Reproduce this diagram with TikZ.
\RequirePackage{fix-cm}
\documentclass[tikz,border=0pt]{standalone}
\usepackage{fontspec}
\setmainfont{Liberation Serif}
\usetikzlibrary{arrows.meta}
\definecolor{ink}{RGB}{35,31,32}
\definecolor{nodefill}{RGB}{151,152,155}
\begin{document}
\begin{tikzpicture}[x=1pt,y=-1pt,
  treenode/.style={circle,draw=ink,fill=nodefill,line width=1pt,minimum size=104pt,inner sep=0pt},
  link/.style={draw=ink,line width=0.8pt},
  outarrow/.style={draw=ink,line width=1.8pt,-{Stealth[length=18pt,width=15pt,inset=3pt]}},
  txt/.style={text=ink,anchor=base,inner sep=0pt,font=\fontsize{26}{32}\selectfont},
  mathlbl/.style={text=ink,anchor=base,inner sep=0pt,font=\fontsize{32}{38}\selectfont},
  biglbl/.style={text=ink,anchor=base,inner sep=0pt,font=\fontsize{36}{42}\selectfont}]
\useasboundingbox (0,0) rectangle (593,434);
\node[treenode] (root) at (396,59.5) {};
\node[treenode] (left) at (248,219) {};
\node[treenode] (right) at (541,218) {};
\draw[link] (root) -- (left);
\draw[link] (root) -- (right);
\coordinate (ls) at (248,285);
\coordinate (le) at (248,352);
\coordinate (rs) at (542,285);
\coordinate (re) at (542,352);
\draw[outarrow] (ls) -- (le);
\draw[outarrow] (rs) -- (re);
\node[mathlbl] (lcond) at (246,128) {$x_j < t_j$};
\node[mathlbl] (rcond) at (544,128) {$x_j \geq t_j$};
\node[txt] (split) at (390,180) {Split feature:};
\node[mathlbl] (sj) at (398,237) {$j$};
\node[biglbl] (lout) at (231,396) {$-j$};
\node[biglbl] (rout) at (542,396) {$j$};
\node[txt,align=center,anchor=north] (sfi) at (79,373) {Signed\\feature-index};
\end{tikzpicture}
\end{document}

--*--

◆ **WHAT THE EXERCISE ASKS**:
Transcribe all lines as written.

◆ **WRITTEN SOLUTION**:
Reproduce this diagram with TikZ.
\RequirePackage{fix-cm}
\documentclass[tikz,border=0pt]{standalone}
\usepackage{fontspec}
\setmainfont{Liberation Serif}
\usetikzlibrary{arrows.meta}
\definecolor{ink}{RGB}{35,31,32}
\definecolor{nodefill}{RGB}{151,152,155}
\begin{document}
\begin{tikzpicture}[x=1pt,y=-1pt,
  treenode/.style={circle,draw=ink,fill=nodefill,line width=1pt,minimum size=104pt,inner sep=0pt},
  link/.style={draw=ink,line width=0.8pt},
  outarrow/.style={draw=ink,line width=1.8pt,-{Stealth[length=18pt,width=15pt,inset=3pt]}},
  txt/.style={text=ink,anchor=base,inner sep=0pt,font=\fontsize{26}{32}\selectfont},
  mathlbl/.style={text=ink,anchor=base,inner sep=0pt,font=\fontsize{32}{38}\selectfont},
  biglbl/.style={text=ink,anchor=base,inner sep=0pt,font=\fontsize{36}{42}\selectfont}]
\useasboundingbox (0,0) rectangle (593,434);
\node[treenode] (root) at (396,59.5) {};
\node[treenode] (left) at (248,219) {};
\node[treenode] (right) at (541,218) {};
\draw[link] (root) -- (left);
\draw[link] (root) -- (right);
\coordinate (ls) at (248,285);
\coordinate (le) at (248,352);
\coordinate (rs) at (542,285);
\coordinate (re) at (542,352);
\draw[outarrow] (ls) -- (le);
\draw[outarrow] (rs) -- (re);
\node[mathlbl] (lcond) at (246,128) {$x_j < t_j$};
\node[mathlbl] (rcond) at (544,128) {$x_j \geq t_j$};
\node[txt] (split) at (390,180) {Split feature:};
\node[mathlbl] (sj) at (398,237) {$j$};
\node[biglbl] (lout) at (231,396) {$-j$};
\node[biglbl] (rout) at (542,396) {$j$};
\node[txt,align=center,anchor=north] (sfi) at (79,373) {Signed\\feature-index};
\end{tikzpicture}
\end{document}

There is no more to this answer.